Winds of Change

History Today's special issue on the French Revolution's bicentenary focuses on the new ideas that are illustrating its causes and course. To open, Douglas Johnson considers the arguments about the 'Counter-Revolution' and the Terror exercising French historians of the Revolution in 1989.

In his last book, Fernand Braudel expressed the sentiment that in order to write French history it was better to be French. What, sighed Richard Cobb, have I been doing for the last fifty years? The remark, in Braudel's L'Identite de la France, published in 1986, after his death the preceding year, is ironical. It was about then that many Frenchmen became worried that the celebrations of the bicentenary of the French Revolution were going to become celebrations of the Counter-Revolution, and, in particular, celebrations of that part of France, the Vendee, which had been particularly hostile to the Revolution.
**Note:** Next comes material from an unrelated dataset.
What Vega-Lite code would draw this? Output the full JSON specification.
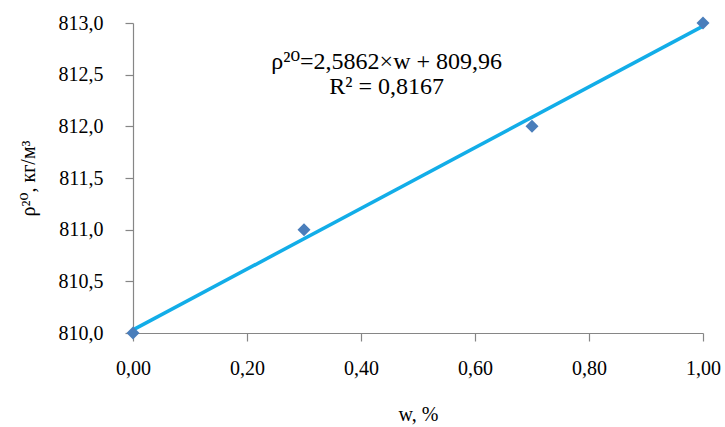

It so happened that, until then, the most scholarly works on the Counter-Revolution in western France had been written by British and North American historians (one thinks of Tilly, Hutt, Tim Le Goff, Sutherland, Tackett), whilst French historians had, with a few exceptions, been partisans in a controversy which was local, religious and limited. The fact that in February 1984 Pope John Paul II had beatified ninety-nine of the martyrs from Angers who had been killed in the Vendeen war, did not appear relevant to historians.